Monday, August 16, 2021

Review: Smile and Say Hi by Mary Jo Hazard

It's Monday again! Today, I'm shaking things up. I was planning on posting my review of Once Upon A Camel ...I'm SO looking forward to this one, too. And that's the problem. I ended up getting swamped this weekend with birthday parties and corn harvest (which includes lots of blanching and freezing) and didn't get a chance to read it! (Bad. I know)  But as long as you're willing to wait until the 22nd now, I'm doing a switch-a-roo with a book I have already had a chance to look at. So, it's dragons today and camels are still stuck in a dust storm of work.

Ready to fly into imagination with some winged creatures?


SMILE AND SAY HI
by Mary Jo Hazard
Illustrated by Srimalie Bassani
Mascot Books
38 pages
ages 4 to 8












Michael Joe Bob is remarkably shy.
When he meets someone new, he won’t smile and say hi.
Mike runs and he hides, petrified through and through,
unable to do what he knows he must do.

Then, one night in Mike’s room, some fierce dragons fly
and whisk him away through the starry night sky
to adventures so daring. Mike searches inside
and seizes the courage to smile and say hi!


GOODREADS   /    BOOK DEPOSITORY   /   AMAZON    /   B&N  



MY TIDBITS

Dragons as best friends? This book goes even beyond that and shows how a boy gets ready to meet new kids. Now, Mike is shy. Super shy. The idea of meeting anyone seems impossible to him because he has no idea how to really handle it. But he can handle dragons.

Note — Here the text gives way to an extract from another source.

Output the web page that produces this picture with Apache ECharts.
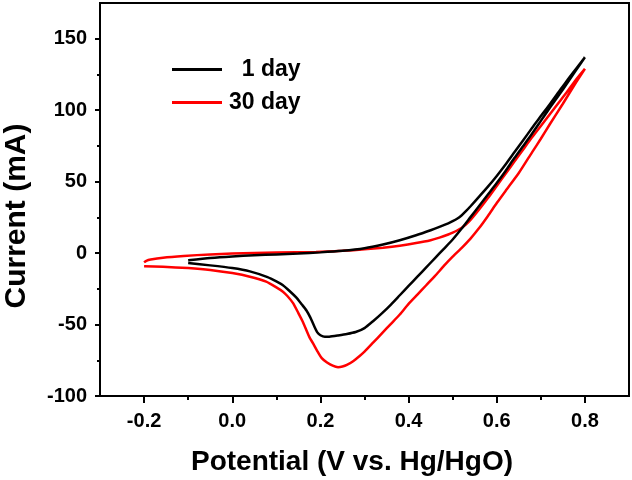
<!DOCTYPE html>
<html>
<head>
<meta charset="utf-8">
<script src="https://cdn.jsdelivr.net/npm/echarts@6/dist/echarts.min.js"></script>
<style>
html,body{margin:0;padding:0;background:#fff;}
#chart{width:632px;height:480px;}
</style>
</head>
<body>
<div id="chart"></div>
<script>
// ---- data ----
const seriesNames = ['1 day', '30 day'];
const day1Potential = [
  -0.100, -0.050, 0.000, 0.050, 0.100, 0.150, 0.200, 0.250, 0.300, 0.342, 0.380, 0.417, 0.450, 0.470, 0.490, 0.500, 0.510, 0.520, 0.530, 0.540, 0.560, 0.580, 0.600, 0.620, 0.640, 0.660, 0.680, 0.700, 0.720, 0.740, 0.760, 0.780, 0.800,
  0.780, 0.750, 0.720, 0.700, 0.680, 0.660, 0.640, 0.620, 0.600, 0.580, 0.560, 0.540, 0.520, 0.500, 0.480, 0.460, 0.440, 0.420, 0.400, 0.380, 0.360, 0.340, 0.320, 0.300, 0.280, 0.260, 0.240, 0.220, 0.210, 0.200, 0.193, 0.185, 0.177, 0.168, 0.158, 0.145, 0.130, 0.115, 0.100, 0.080, 0.040, 0.000, -0.050, -0.100
];
const day1Current = [
  -5.0, -3.4, -2.3, -1.5, -0.9, -0.3, 0.5, 1.6, 3.4, 6.0, 9.0, 12.5, 16.0, 18.3, 20.8, 22.3, 24.0, 26.3, 29.3, 32.6, 39.5, 46.5, 54.0, 62.0, 70.5, 79.0, 87.5, 96.0, 104.0, 112.5, 121.0, 129.0, 137.0,
  128.0, 114.5, 101.5, 92.5, 83.5, 75.0, 66.5, 57.5, 49.0, 41.0, 33.0, 25.0, 17.0, 9.5, 3.0, -3.5, -10.0, -16.5, -23.0, -29.5, -36.0, -42.0, -47.5, -52.5, -55.2, -56.6, -57.6, -58.5, -58.6, -57.5, -55.5, -50.5, -45.0, -40.0, -36.0, -31.0, -26.5, -22.5, -19.8, -16.8, -12.8, -10.5, -8.6, -7.0
];
const day30Potential = [
  -0.200, -0.195, -0.185, -0.157, -0.110, -0.050, 0.000, 0.050, 0.100, 0.190, 0.250, 0.300, 0.342, 0.380, 0.417, 0.450, 0.470, 0.490, 0.500, 0.510, 0.520, 0.530, 0.540, 0.560, 0.580, 0.600, 0.620, 0.640, 0.660, 0.680, 0.700, 0.720, 0.740, 0.760, 0.780, 0.800,
  0.780, 0.750, 0.720, 0.700, 0.680, 0.650, 0.620, 0.600, 0.580, 0.560, 0.540, 0.520, 0.500, 0.480, 0.460, 0.440, 0.420, 0.400, 0.380, 0.360, 0.340, 0.320, 0.300, 0.289, 0.275, 0.260, 0.250, 0.240, 0.228, 0.215, 0.203, 0.192, 0.183, 0.175, 0.160, 0.150, 0.138, 0.125, 0.115, 0.100, 0.077, 0.040, 0.000, -0.050, -0.100, -0.157, -0.200
];
const day30Current = [
  -6.5, -5.4, -4.5, -3.2, -2.0, -0.9, -0.3, 0.1, 0.4, 0.8, 1.6, 2.6, 3.8, 5.2, 7.0, 9.0, 10.8, 13.0, 14.3, 15.8, 17.6, 20.0, 23.0, 30.5, 38.5, 47.0, 55.5, 64.0, 72.5, 81.0, 89.0, 97.0, 105.0, 113.0, 121.5, 129.0,
  119.5, 104.5, 90.0, 80.0, 70.5, 56.0, 43.5, 35.0, 26.0, 17.5, 10.0, 3.5, -2.5, -9.0, -16.0, -22.5, -29.0, -35.5, -43.0, -49.5, -56.0, -62.5, -69.0, -72.0, -75.5, -78.3, -79.4, -79.8, -78.8, -76.5, -73.5, -68.0, -63.0, -58.8, -48.0, -42.0, -35.0, -30.0, -27.0, -24.0, -20.0, -16.5, -14.0, -11.8, -10.5, -9.6, -9.2
];
const xMajorTicks = [-0.2, 0.0, 0.2, 0.4, 0.6, 0.8];
const xMinorTicks = [-0.1, 0.1, 0.3, 0.5, 0.7];
const yMajorTicks = [-100, -50, 0, 50, 100, 150];
const yMinorTicks = [-75, -25, 25, 75, 125];
const xRange = [-0.3, 0.9];
const yRange = [-100, 175];
const xTitle = 'Potential (V vs. Hg/HgO)';
const yTitle = 'Current (mA)';

// ---- build ----
const zip = (a, b) => a.map((v, i) => [v, b[i]]);
const FONT = 'Arial, "Liberation Sans", sans-serif';
const chart = echarts.init(document.getElementById('chart'), null, {renderer: 'canvas'});

const baseX = {
  type: 'value', min: xRange[0], max: xRange[1], position: 'bottom',
  splitLine: {show: false},
};
const baseY = {
  type: 'value', min: yRange[0], max: yRange[1], position: 'left',
  splitLine: {show: false},
};

chart.setOption({
  animation: false,
  backgroundColor: '#fff',
  grid: {left: 100, right: 3, top: 3, bottom: 84, show: true, borderColor: '#000', borderWidth: 2,
    containLabel: false, outerBoundsMode: 'none'},
  legend: {
    orient: 'vertical', left: 167, top: 53, itemWidth: 50, itemHeight: 3, itemGap: 10, icon: 'rect',
    data: seriesNames,
    formatter: n => n === '1 day' ? '  1 day' : n,
    textStyle: {fontFamily: FONT, fontWeight: 'bold', fontSize: 23, color: '#000', lineHeight: 22, padding: [0, 0, 0, 2]},
  },
  xAxis: [
    Object.assign({}, baseX, {
      interval: 0.1,
      axisLine: {show: true, onZero: false, lineStyle: {color: '#000', width: 2}},
      axisTick: {show: true, inside: false, length: 7, lineStyle: {color: '#000', width: 2}, customValues: xMajorTicks},
      axisLabel: {show: true, margin: 15, fontFamily: FONT, fontWeight: 'bold', fontSize: 20, color: '#000',
        customValues: xMajorTicks, formatter: v => v.toFixed(1)},
      name: xTitle, nameLocation: 'middle', nameGap: 52,
      nameTextStyle: {fontFamily: FONT, fontWeight: 'bold', fontSize: 28, color: '#000', padding: [0, 25, 0, 0]},
    }),
    Object.assign({}, baseX, {
      interval: 0.1,
      axisLine: {show: false, onZero: false},
      axisTick: {show: true, inside: false, length: 4, lineStyle: {color: '#000', width: 2}, customValues: xMinorTicks},
      axisLabel: {show: false},
    }),
  ],
  yAxis: [
    Object.assign({}, baseY, {
      interval: 50,
      axisLine: {show: true, onZero: false, lineStyle: {color: '#000', width: 2}},
      axisTick: {show: true, inside: false, length: 5, lineStyle: {color: '#000', width: 2}, customValues: yMajorTicks},
      axisLabel: {show: true, margin: 13, fontFamily: FONT, fontWeight: 'bold', fontSize: 20, color: '#000',
        customValues: yMajorTicks},
      name: yTitle, nameLocation: 'middle', nameGap: 68,
      nameTextStyle: {fontFamily: FONT, fontWeight: 'bold', fontSize: 30, color: '#000', padding: [0, 33, 0, 0]},
    }),
    Object.assign({}, baseY, {
      interval: 50,
      axisLine: {show: false, onZero: false},
      axisTick: {show: true, inside: false, length: 3, lineStyle: {color: '#000', width: 2}, customValues: yMinorTicks},
      axisLabel: {show: false},
    }),
  ],
  series: [
    {name: seriesNames[0], type: 'line', data: zip(day1Potential, day1Current), symbol: 'none', smooth: 0.2,
      lineStyle: {color: '#000', width: 2.5}, itemStyle: {color: '#000'}, z: 3},
    {name: seriesNames[1], type: 'line', data: zip(day30Potential, day30Current), symbol: 'none', smooth: 0.2,
      lineStyle: {color: '#ff0000', width: 2.5}, itemStyle: {color: '#ff0000'}, z: 2},
  ],
});
</script>
</body>
</html>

These pages are filled with wonderful, friendly, exciting dragons. These are well illustrated...for the intended age group...and let dragon lovers gain more than their fill of winged beasts. These are not scary dragons, but rather Mike's best friends (although some of them may look a little scary). This book swings from reality into fantasy and makes the border fog. Imagination takes flight and makes it impossible to guess whether or not Mike truly has dragon friends or if they are in his dreams. (I'm rooting for the first alternative). But this is about more than dragons.

Mike is shy, and these dragons are exactly what he needs to help him overcome those first moments of meeting someone new. The message is loud and clear, and yet, doesn't feel overly preachy thanks to the smooth glide from imagination to reality. 

This one does make a great read aloud or will work for those learning to read and who already have a first grasp on many words.


















1 comment:

  1. This sounds perfect for post-pandemic kids. My little grandgirl is so nervous around strangers, because she hasn't been exposed to the general public. Will look for it. Thanks!